— START —

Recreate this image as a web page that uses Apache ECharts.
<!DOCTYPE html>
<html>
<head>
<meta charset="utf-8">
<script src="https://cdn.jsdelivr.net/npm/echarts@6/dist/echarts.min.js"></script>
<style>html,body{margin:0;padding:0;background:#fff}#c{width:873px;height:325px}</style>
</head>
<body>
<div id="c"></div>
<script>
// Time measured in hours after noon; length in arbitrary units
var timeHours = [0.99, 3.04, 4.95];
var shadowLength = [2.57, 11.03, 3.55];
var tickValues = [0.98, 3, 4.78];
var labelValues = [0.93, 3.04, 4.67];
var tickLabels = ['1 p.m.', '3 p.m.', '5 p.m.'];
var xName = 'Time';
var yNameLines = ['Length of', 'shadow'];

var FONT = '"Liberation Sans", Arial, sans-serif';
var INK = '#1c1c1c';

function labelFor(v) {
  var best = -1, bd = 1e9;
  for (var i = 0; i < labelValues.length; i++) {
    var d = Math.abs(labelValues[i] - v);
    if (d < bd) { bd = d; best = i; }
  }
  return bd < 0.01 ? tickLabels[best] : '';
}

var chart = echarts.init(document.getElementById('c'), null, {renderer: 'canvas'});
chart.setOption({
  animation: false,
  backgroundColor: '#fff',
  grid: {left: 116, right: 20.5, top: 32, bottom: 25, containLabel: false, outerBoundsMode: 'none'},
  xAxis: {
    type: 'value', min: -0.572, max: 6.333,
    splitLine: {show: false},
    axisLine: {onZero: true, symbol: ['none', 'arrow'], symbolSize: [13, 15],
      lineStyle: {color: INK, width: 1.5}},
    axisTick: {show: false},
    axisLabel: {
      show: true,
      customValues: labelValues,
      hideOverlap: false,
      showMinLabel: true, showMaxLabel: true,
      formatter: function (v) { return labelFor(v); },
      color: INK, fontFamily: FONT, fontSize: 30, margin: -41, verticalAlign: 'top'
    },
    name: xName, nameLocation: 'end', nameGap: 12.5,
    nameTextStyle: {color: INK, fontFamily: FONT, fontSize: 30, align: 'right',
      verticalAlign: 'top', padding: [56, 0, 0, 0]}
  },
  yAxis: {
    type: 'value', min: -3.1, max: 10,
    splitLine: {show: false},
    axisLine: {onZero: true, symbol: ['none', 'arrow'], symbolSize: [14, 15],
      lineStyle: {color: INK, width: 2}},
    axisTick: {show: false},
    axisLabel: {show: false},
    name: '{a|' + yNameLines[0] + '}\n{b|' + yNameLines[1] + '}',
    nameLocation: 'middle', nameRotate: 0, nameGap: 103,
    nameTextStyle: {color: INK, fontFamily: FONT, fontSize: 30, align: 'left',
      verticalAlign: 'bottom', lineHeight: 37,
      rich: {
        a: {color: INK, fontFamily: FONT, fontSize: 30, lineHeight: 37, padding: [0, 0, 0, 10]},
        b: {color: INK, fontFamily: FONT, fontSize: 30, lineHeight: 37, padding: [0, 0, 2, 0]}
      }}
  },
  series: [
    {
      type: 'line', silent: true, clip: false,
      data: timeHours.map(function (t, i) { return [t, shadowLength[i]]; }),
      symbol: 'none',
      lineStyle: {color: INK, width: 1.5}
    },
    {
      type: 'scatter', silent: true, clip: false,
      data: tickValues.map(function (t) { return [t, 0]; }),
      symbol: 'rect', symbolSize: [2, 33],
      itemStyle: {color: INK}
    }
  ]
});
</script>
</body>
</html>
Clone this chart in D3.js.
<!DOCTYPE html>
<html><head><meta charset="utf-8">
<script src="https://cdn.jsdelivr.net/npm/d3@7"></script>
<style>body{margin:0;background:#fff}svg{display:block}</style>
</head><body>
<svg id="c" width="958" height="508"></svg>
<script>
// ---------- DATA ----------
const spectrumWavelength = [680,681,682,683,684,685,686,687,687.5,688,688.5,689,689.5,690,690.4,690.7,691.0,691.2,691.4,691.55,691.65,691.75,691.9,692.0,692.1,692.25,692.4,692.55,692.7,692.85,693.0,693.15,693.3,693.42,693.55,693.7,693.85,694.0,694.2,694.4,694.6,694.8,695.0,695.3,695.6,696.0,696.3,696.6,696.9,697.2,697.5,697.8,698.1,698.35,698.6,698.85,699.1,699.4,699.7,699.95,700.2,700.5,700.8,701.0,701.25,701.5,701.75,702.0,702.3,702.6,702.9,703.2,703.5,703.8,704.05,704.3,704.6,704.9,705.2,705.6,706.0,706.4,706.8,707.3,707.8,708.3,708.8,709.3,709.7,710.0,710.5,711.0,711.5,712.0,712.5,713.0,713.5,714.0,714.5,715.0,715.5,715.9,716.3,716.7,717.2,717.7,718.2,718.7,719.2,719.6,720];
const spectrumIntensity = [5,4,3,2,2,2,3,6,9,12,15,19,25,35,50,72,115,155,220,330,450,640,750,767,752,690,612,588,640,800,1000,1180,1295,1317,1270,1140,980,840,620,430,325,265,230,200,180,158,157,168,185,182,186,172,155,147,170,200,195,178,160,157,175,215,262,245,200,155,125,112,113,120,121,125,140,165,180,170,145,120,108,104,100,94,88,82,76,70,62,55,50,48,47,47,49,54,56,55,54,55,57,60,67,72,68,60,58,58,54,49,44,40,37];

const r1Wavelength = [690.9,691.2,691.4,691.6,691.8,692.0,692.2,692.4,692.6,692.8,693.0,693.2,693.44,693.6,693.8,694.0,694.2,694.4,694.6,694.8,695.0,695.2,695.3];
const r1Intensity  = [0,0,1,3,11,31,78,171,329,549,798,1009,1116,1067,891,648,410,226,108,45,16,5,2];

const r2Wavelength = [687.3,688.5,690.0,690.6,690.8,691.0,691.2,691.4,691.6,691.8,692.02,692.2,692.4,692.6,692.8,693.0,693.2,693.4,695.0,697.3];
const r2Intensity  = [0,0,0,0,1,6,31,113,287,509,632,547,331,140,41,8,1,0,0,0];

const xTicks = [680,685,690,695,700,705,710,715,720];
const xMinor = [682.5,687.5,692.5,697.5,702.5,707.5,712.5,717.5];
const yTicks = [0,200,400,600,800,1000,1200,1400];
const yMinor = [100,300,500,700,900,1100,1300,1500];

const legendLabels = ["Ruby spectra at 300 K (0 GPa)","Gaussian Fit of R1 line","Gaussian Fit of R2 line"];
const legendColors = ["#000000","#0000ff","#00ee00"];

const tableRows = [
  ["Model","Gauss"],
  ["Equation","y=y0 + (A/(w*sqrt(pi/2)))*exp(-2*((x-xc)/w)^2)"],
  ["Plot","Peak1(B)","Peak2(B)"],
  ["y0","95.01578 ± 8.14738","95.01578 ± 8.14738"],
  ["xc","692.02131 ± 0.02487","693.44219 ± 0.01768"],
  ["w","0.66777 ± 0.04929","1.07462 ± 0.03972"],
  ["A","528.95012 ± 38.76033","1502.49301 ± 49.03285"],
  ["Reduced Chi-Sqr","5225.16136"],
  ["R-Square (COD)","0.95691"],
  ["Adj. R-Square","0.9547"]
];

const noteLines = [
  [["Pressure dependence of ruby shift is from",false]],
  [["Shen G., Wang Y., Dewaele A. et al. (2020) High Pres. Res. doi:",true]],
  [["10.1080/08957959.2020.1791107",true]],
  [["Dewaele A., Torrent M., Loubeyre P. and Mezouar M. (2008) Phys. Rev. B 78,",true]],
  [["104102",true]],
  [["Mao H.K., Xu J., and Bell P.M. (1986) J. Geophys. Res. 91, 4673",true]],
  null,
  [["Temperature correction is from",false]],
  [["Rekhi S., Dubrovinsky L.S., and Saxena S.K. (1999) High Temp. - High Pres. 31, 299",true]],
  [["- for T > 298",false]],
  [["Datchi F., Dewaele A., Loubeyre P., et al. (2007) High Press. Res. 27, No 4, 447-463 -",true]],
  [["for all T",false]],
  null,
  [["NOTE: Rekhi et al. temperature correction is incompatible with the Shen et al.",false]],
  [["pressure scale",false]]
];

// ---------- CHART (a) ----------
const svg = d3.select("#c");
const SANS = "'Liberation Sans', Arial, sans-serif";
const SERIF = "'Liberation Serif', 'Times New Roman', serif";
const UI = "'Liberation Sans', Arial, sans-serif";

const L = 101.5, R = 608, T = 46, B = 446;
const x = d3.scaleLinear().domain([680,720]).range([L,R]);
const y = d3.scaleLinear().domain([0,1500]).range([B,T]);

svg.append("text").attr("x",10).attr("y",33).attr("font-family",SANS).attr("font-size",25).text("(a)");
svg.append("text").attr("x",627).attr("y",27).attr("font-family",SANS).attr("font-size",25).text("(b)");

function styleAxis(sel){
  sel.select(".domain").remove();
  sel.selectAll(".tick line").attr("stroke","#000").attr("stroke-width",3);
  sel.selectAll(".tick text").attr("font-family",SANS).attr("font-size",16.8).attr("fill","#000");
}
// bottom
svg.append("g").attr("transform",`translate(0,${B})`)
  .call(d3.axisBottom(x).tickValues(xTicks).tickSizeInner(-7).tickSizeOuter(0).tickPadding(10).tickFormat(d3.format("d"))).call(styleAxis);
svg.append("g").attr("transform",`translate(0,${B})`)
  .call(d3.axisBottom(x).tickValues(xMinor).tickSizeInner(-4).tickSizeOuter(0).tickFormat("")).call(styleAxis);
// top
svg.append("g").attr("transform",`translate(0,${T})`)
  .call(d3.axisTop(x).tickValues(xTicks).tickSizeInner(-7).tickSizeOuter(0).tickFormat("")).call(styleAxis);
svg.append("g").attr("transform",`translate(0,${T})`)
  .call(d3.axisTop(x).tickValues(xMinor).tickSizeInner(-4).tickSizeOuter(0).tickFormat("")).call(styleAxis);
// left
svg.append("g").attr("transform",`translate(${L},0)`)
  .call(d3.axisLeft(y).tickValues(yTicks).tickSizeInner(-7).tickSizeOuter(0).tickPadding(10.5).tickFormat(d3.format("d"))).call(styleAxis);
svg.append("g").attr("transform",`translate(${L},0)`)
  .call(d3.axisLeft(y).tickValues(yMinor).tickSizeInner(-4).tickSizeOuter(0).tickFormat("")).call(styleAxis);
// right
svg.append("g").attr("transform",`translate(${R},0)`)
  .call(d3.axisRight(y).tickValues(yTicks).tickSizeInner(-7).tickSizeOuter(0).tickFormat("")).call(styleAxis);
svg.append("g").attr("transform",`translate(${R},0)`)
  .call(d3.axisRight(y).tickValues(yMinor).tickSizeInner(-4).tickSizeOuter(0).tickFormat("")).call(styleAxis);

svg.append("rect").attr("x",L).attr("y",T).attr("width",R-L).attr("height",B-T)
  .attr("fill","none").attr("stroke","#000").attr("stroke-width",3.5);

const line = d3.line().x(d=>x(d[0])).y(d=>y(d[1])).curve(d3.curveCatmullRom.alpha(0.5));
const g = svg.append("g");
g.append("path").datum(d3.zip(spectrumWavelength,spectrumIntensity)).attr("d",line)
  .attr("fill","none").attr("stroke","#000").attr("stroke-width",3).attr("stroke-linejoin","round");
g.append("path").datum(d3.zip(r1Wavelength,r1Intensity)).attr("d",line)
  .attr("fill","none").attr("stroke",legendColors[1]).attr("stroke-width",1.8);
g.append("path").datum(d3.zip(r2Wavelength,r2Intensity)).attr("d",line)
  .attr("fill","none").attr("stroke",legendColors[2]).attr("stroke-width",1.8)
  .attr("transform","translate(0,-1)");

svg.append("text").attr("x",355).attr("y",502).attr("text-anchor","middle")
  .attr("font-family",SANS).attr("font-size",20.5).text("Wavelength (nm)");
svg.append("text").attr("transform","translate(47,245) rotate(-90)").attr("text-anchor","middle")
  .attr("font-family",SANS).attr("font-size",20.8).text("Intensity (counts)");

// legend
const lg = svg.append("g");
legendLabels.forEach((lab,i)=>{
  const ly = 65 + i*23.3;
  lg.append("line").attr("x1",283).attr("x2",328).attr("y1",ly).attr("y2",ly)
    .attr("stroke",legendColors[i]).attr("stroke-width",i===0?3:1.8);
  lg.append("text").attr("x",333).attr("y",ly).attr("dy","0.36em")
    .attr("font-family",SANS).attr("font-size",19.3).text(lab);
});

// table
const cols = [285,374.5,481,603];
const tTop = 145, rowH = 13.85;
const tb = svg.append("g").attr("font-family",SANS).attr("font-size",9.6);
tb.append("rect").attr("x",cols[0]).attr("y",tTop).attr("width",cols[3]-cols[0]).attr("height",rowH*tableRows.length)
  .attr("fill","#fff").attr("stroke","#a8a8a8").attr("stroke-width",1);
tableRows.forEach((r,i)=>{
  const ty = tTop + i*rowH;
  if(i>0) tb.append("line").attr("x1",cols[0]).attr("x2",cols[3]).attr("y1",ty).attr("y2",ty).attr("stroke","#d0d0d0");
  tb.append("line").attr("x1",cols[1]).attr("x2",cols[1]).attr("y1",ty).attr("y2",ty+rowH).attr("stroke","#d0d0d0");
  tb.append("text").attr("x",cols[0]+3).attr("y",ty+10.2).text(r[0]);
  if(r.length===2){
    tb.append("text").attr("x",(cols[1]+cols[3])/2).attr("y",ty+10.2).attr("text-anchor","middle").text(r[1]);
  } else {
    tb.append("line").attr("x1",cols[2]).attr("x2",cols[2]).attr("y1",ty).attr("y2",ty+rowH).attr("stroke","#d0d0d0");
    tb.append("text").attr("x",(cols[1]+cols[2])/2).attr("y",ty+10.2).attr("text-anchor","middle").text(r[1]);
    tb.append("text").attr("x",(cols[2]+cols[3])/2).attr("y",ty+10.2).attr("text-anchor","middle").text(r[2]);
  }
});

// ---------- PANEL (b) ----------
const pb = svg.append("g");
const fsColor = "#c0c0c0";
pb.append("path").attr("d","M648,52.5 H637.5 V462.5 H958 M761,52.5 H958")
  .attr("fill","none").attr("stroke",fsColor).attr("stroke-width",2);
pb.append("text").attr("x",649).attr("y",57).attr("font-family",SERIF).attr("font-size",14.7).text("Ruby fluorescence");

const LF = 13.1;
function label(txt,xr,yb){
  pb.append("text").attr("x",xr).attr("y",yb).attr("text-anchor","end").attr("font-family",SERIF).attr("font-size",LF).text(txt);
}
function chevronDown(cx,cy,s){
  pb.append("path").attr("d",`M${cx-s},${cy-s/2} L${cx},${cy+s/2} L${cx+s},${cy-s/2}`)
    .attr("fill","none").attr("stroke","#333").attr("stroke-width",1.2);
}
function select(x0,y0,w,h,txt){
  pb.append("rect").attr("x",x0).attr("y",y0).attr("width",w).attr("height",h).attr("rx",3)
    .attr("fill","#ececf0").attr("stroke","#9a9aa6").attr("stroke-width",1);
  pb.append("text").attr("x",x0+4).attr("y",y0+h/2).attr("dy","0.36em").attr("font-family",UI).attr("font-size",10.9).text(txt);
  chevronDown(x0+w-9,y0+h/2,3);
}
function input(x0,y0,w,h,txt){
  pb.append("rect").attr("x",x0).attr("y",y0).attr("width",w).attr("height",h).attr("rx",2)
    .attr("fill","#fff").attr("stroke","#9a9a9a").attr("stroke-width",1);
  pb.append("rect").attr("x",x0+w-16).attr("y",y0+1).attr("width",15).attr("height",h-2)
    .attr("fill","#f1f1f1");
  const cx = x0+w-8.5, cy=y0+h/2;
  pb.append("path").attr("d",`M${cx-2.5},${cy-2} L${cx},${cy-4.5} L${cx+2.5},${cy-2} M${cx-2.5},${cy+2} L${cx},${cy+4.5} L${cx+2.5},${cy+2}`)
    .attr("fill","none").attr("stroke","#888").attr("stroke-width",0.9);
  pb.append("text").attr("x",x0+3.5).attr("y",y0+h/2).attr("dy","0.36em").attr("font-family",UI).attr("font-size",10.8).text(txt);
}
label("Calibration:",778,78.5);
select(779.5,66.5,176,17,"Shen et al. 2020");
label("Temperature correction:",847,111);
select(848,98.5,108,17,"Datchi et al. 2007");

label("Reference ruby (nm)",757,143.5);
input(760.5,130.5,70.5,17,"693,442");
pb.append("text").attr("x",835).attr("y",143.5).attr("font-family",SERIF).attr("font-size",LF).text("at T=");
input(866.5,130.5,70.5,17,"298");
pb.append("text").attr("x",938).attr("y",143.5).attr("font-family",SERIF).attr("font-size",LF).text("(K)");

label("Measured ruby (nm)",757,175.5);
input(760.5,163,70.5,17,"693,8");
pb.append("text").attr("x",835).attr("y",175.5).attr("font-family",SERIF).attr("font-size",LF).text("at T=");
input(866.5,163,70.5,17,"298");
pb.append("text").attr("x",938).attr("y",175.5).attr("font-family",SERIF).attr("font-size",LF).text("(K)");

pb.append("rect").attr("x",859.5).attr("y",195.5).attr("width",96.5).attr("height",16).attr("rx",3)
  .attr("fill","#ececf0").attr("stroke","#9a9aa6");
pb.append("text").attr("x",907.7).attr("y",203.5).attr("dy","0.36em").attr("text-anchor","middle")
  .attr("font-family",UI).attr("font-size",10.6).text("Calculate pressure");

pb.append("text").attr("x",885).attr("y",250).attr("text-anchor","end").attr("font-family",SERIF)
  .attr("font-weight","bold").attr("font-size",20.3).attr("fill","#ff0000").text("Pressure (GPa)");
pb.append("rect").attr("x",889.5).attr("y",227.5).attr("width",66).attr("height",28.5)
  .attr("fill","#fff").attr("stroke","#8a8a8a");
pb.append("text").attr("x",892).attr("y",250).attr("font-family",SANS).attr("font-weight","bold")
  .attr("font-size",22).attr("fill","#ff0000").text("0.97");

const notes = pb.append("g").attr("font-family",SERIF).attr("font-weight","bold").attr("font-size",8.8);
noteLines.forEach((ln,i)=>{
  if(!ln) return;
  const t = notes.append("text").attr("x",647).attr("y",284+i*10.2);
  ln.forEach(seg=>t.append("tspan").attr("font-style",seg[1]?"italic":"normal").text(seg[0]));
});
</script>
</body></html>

— END —

*EXERCISE DESCRIPTION*: Find the lines above that include the string "this" and copy them.

*EXERCISE RESULT*:
Recreate this image as a web page that uses Apache ECharts.
Clone this chart in D3.js.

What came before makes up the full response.